▸ Rows from a dataset of charts and code:
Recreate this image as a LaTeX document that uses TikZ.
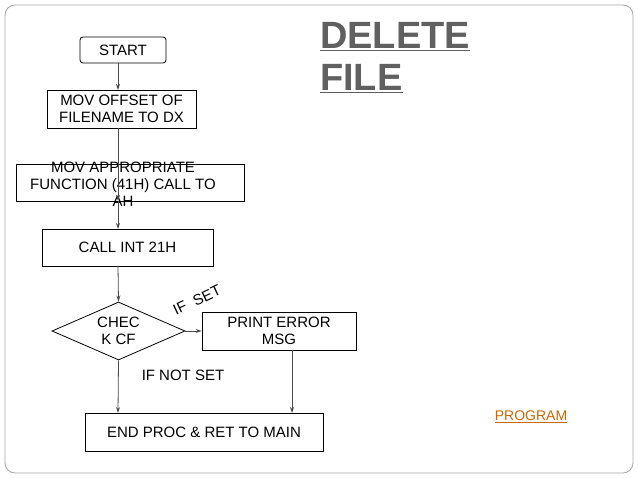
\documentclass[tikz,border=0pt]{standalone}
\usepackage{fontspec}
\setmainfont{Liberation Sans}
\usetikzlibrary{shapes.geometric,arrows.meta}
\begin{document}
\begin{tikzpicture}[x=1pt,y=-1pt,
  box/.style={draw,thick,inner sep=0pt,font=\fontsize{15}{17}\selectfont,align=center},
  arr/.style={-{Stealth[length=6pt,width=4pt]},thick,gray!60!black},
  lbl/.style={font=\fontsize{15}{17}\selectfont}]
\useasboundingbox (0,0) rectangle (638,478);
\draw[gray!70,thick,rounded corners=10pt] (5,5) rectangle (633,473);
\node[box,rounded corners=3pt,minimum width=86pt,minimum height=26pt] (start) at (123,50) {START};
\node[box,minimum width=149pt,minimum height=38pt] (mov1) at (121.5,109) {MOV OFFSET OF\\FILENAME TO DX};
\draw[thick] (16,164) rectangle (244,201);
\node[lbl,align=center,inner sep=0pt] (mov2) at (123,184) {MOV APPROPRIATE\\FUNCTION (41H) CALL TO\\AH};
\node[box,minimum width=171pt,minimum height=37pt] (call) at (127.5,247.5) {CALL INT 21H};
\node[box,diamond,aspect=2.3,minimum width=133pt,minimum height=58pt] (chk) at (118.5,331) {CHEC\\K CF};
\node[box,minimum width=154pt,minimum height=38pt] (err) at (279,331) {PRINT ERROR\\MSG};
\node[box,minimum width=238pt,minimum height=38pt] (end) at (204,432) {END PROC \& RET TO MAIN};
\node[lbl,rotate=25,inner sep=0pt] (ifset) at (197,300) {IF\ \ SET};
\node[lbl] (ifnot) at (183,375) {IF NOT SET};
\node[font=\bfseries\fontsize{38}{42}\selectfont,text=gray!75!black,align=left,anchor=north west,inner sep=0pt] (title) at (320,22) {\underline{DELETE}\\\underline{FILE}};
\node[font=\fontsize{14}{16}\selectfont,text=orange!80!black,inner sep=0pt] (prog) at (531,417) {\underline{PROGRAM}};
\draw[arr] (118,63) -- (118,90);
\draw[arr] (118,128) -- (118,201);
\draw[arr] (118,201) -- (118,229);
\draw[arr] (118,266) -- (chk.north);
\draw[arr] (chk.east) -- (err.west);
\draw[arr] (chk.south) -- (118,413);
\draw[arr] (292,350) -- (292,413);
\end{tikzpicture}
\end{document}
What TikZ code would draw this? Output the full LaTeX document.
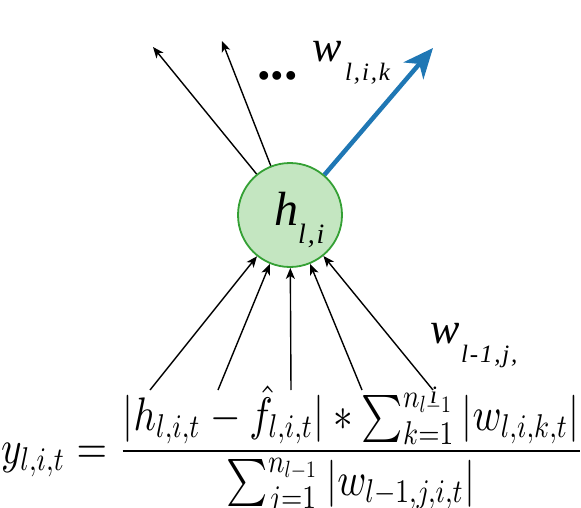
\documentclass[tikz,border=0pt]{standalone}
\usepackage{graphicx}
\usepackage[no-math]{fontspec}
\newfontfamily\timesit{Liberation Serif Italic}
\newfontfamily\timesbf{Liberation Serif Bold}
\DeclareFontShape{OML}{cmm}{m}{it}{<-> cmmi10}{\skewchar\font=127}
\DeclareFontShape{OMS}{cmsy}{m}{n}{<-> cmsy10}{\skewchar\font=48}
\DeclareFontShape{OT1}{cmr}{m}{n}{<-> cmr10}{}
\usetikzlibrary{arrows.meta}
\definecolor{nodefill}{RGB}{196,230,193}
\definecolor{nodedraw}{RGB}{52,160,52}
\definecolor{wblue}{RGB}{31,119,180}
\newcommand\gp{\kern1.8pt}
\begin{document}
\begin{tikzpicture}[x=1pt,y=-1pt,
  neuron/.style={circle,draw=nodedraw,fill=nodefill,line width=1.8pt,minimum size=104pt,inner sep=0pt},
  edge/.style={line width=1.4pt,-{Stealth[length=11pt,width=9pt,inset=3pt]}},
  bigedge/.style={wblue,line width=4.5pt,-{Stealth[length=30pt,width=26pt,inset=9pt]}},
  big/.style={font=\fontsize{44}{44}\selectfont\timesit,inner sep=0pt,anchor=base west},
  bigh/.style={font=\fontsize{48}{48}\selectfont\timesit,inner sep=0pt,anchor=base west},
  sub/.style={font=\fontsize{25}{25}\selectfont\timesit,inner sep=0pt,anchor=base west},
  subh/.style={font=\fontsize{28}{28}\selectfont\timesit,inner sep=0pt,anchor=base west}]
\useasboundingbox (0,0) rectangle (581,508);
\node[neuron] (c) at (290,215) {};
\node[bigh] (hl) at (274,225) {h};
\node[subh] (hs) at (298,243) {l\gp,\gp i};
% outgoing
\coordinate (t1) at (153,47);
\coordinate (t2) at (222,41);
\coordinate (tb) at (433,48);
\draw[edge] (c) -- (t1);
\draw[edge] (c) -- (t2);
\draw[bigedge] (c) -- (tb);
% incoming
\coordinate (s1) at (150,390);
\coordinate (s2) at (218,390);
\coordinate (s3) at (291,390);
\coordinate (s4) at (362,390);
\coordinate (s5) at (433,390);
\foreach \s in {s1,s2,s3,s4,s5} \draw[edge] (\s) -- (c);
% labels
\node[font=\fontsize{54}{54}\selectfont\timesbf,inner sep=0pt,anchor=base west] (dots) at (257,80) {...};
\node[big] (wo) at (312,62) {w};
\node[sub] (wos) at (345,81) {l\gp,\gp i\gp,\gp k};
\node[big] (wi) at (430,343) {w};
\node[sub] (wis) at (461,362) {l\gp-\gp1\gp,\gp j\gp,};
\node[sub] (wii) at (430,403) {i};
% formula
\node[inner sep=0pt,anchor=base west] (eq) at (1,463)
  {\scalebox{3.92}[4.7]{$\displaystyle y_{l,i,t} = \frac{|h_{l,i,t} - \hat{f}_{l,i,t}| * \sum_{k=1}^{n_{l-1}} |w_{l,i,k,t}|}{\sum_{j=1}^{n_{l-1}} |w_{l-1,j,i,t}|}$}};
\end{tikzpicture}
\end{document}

▸ The request: Copy whichever lines in the listing above contain the word "LaTeX".

▸ Reply:
Recreate this image as a LaTeX document that uses TikZ.
What TikZ code would draw this? Output the full LaTeX document.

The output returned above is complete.